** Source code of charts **
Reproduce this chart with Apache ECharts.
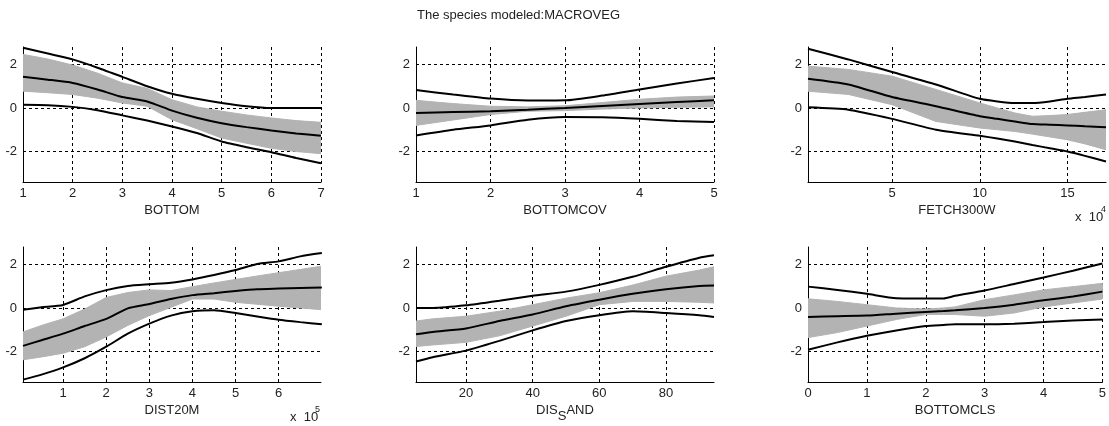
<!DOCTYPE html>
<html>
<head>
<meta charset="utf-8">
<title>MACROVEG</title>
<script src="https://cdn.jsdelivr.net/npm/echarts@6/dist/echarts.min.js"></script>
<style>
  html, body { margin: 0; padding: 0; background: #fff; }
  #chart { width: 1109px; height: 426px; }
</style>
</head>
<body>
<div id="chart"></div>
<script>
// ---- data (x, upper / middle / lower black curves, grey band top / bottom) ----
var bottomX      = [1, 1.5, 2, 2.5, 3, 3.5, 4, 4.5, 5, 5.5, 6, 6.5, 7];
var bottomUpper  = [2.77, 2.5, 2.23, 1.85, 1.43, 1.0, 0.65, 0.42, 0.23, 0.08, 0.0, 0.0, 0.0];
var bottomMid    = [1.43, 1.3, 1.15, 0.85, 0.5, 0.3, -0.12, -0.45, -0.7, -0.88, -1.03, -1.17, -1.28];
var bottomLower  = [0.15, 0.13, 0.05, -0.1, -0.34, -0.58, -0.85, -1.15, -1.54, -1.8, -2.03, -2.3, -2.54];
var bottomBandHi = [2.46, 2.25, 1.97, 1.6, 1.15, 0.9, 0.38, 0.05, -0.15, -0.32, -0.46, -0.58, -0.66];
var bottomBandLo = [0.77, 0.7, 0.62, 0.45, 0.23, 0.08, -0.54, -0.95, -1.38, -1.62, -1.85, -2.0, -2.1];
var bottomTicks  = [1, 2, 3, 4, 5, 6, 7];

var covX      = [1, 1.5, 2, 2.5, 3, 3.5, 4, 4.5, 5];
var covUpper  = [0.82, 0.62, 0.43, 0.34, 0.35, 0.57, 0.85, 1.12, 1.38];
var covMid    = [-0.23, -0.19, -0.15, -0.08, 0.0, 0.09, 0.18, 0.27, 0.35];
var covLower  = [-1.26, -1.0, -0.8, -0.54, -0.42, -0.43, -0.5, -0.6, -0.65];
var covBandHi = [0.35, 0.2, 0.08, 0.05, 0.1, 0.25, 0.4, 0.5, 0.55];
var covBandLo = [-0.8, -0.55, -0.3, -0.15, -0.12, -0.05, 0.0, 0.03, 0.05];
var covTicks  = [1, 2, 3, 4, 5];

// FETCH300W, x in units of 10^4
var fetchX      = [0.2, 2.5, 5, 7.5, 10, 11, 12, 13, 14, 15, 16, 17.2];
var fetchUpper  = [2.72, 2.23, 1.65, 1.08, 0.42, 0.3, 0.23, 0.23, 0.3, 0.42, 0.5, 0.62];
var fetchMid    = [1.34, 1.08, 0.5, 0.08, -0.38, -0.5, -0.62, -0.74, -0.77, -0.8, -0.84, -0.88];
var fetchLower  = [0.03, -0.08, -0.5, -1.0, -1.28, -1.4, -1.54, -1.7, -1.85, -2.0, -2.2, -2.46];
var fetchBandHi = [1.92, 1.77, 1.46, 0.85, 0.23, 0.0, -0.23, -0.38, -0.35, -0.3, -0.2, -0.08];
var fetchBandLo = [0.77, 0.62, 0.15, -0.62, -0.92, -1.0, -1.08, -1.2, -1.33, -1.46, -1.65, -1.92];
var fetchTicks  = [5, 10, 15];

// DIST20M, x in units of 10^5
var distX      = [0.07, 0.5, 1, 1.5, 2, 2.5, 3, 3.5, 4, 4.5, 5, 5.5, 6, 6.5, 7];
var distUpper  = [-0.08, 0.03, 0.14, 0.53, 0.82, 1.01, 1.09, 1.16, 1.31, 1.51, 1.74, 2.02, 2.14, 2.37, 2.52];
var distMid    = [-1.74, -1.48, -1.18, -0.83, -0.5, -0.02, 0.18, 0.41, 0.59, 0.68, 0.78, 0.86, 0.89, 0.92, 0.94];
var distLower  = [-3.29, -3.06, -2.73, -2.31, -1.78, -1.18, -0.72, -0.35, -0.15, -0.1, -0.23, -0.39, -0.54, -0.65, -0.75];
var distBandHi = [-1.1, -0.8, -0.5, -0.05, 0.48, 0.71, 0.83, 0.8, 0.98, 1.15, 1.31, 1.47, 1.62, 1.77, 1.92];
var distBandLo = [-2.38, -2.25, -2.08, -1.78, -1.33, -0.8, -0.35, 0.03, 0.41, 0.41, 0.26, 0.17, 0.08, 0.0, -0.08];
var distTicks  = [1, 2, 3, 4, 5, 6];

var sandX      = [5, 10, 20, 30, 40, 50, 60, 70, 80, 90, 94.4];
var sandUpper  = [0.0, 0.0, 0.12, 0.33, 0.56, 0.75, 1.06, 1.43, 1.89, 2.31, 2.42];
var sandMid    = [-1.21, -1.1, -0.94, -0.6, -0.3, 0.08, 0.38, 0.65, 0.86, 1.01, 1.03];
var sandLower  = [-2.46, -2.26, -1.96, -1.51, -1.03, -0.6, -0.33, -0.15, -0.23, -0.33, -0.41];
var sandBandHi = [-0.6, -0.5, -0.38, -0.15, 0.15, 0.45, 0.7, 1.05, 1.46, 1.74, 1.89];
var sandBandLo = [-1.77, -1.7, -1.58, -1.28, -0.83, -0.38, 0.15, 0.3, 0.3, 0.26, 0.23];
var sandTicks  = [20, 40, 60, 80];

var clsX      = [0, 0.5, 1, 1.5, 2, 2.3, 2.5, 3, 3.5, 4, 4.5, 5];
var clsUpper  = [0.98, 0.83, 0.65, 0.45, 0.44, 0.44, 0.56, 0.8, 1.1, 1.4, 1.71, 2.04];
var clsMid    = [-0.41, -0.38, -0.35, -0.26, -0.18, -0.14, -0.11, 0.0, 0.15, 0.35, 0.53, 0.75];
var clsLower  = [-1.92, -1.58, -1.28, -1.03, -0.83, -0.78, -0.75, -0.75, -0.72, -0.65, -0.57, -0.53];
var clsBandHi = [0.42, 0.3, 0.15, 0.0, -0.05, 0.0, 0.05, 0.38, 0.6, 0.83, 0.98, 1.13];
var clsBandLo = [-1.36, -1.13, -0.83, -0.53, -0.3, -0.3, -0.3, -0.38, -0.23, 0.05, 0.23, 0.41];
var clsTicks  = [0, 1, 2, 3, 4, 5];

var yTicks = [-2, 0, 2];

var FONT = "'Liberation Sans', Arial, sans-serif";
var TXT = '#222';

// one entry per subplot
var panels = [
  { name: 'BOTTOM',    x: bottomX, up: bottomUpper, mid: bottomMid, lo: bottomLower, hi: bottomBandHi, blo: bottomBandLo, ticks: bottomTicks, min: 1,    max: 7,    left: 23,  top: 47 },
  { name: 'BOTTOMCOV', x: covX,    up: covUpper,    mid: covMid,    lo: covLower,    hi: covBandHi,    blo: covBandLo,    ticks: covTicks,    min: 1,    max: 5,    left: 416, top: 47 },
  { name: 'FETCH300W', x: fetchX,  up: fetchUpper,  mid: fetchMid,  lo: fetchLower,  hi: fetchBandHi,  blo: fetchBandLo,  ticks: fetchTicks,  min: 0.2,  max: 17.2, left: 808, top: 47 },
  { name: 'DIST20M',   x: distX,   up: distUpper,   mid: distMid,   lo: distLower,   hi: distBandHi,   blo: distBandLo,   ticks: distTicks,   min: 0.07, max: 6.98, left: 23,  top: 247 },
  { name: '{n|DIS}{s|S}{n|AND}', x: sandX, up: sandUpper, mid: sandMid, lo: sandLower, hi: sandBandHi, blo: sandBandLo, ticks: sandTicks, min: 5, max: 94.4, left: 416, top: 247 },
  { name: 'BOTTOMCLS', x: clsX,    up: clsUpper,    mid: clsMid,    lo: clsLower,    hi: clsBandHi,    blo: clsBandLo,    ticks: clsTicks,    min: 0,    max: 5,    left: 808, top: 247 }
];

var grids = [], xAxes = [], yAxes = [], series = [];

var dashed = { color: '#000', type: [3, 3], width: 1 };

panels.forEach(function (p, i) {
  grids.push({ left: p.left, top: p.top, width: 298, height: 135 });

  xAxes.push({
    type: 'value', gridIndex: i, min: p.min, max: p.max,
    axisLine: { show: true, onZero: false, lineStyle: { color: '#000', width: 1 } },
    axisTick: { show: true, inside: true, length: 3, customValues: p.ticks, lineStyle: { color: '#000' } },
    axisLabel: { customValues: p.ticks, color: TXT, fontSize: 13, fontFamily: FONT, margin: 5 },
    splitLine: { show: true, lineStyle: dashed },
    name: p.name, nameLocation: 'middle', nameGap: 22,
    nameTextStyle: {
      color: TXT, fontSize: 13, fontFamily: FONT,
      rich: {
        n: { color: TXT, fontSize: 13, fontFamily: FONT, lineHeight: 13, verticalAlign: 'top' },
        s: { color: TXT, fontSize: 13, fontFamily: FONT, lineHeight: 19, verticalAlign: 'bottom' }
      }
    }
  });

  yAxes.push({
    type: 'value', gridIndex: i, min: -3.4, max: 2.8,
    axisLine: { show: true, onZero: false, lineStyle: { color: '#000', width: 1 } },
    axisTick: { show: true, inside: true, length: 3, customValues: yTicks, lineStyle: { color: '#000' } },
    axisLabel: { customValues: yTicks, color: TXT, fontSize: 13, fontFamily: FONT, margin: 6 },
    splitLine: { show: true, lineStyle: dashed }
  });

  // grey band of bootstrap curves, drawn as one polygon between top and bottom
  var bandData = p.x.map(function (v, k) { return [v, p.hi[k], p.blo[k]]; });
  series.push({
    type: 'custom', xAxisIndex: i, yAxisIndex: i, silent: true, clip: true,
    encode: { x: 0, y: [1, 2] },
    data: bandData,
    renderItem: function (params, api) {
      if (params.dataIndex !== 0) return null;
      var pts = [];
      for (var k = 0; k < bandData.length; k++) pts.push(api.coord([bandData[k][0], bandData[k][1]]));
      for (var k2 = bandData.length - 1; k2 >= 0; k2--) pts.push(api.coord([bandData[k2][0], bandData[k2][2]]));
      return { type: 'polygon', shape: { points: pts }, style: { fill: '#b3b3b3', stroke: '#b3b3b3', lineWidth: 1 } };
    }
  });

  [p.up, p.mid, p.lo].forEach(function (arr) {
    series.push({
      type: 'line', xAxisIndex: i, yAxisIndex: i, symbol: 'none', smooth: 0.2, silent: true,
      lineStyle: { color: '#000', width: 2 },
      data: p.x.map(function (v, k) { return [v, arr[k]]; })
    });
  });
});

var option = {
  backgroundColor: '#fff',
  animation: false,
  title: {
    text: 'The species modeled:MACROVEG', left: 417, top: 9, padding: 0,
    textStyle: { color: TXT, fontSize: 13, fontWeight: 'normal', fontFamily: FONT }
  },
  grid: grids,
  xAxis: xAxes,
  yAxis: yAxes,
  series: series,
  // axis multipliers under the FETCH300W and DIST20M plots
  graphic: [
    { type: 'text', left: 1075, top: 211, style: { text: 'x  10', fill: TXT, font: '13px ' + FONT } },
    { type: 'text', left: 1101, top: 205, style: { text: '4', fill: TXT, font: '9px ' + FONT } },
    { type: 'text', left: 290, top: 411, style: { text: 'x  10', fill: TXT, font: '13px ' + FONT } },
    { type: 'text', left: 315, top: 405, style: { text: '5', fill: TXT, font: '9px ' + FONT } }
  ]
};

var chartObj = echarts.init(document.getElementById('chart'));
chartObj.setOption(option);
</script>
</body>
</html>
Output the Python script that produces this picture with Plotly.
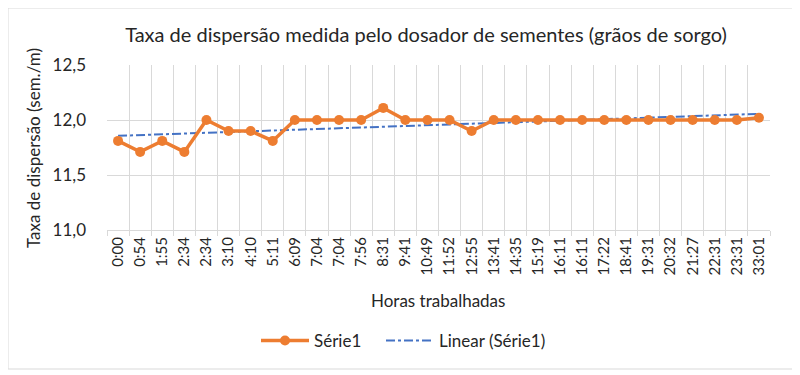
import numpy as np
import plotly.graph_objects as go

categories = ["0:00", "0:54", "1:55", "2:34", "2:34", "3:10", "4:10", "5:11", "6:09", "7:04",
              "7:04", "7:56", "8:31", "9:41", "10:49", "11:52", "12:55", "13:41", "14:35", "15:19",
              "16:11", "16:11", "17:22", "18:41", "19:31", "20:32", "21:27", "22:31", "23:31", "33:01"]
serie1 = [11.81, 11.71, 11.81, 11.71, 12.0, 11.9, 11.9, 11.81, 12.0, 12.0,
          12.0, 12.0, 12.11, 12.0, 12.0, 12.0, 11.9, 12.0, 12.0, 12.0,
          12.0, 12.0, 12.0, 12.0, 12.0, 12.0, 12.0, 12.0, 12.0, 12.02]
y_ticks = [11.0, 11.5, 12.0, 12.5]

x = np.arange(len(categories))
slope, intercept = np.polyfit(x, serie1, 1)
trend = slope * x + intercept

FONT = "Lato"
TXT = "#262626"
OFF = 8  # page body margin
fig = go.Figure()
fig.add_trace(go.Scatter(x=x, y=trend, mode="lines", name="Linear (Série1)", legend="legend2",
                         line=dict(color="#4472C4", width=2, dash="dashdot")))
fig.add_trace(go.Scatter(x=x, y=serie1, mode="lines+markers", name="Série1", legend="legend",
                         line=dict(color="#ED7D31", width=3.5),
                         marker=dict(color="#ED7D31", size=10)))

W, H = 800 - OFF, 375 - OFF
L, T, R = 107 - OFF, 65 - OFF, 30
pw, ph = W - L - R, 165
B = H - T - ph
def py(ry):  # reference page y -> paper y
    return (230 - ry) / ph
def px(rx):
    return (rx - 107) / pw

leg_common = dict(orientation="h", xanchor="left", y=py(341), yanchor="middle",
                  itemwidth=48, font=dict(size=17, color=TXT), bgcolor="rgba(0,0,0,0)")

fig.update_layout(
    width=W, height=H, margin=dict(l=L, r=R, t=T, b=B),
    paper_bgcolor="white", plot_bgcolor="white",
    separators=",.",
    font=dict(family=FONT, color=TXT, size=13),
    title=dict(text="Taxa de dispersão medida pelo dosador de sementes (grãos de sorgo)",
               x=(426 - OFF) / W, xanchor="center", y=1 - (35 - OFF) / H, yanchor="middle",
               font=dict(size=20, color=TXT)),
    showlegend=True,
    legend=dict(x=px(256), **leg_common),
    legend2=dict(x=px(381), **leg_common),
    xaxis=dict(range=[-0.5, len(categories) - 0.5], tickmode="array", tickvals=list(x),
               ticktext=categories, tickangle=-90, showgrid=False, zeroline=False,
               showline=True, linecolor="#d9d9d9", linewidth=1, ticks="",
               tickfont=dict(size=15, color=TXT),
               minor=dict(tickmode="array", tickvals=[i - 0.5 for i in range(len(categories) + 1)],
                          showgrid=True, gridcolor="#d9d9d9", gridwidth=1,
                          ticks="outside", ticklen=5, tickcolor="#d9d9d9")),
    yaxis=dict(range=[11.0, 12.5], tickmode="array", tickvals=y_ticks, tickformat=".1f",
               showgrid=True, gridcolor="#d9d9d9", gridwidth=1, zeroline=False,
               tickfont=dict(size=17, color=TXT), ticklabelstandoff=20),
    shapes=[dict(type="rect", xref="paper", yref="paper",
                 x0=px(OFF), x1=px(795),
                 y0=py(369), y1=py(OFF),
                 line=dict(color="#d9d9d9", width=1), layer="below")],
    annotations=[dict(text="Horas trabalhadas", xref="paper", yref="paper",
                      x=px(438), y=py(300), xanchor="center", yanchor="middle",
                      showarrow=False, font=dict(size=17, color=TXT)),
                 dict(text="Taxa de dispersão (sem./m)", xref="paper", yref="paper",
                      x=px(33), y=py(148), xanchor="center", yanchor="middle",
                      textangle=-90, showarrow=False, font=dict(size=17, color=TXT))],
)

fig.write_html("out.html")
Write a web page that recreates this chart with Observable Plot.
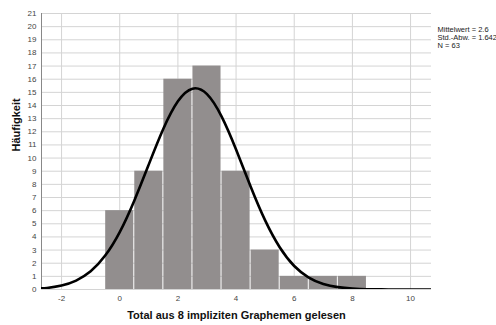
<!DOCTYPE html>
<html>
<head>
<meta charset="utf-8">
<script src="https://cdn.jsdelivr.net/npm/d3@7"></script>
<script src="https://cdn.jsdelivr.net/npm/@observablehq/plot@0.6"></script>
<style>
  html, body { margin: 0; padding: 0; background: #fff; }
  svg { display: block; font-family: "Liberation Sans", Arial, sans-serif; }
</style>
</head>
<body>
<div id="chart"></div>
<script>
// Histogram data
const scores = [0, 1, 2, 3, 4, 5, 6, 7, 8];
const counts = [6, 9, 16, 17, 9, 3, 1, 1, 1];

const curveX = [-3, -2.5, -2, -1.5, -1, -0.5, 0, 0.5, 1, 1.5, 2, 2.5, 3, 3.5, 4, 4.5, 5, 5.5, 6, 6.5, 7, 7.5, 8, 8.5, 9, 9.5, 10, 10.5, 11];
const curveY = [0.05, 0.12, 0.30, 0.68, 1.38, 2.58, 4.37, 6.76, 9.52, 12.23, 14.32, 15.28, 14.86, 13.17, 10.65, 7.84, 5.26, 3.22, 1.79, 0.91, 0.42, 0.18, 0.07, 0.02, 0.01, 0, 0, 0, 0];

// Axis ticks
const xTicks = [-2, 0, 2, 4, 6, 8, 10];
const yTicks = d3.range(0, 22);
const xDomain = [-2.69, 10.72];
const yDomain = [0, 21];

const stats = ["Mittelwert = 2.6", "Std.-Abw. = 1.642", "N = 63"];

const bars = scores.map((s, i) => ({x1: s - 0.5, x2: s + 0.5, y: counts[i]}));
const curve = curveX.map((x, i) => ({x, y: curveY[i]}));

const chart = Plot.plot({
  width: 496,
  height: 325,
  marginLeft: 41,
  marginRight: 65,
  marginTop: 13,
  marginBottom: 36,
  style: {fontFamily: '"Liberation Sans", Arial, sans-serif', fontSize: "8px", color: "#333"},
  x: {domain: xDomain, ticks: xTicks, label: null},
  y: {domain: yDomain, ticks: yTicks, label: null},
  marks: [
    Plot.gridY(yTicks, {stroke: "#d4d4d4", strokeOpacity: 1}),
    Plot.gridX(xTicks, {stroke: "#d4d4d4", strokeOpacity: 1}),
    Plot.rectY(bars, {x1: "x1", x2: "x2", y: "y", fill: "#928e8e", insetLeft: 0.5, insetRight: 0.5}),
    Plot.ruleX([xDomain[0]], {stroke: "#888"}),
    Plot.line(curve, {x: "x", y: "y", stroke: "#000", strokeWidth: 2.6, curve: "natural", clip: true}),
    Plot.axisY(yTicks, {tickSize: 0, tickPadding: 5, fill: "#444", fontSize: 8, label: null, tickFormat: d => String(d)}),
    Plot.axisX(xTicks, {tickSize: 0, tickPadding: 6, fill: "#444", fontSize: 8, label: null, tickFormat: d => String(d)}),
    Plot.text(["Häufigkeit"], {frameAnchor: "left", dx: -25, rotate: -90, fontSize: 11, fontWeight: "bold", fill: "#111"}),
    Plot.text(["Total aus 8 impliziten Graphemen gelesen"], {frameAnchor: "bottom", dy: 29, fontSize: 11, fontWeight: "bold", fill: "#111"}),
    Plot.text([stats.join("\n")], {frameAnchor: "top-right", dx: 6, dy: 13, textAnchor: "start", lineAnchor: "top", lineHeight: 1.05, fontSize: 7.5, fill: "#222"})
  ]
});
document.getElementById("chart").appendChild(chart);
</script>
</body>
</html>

** What is required **
Repeat, with no pictures, exactly the lines from the one containing "Output the Python" through the one containing "trend = slope * x + intercept", the first and last included.

** Response **
Output the Python script that produces this picture with Plotly.
import numpy as np
import plotly.graph_objects as go

categories = ["0:00", "0:54", "1:55", "2:34", "2:34", "3:10", "4:10", "5:11", "6:09", "7:04",
              "7:04", "7:56", "8:31", "9:41", "10:49", "11:52", "12:55", "13:41", "14:35", "15:19",
              "16:11", "16:11", "17:22", "18:41", "19:31", "20:32", "21:27", "22:31", "23:31", "33:01"]
serie1 = [11.81, 11.71, 11.81, 11.71, 12.0, 11.9, 11.9, 11.81, 12.0, 12.0,
          12.0, 12.0, 12.11, 12.0, 12.0, 12.0, 11.9, 12.0, 12.0, 12.0,
          12.0, 12.0, 12.0, 12.0, 12.0, 12.0, 12.0, 12.0, 12.0, 12.02]
y_ticks = [11.0, 11.5, 12.0, 12.5]

x = np.arange(len(categories))
slope, intercept = np.polyfit(x, serie1, 1)
trend = slope * x + intercept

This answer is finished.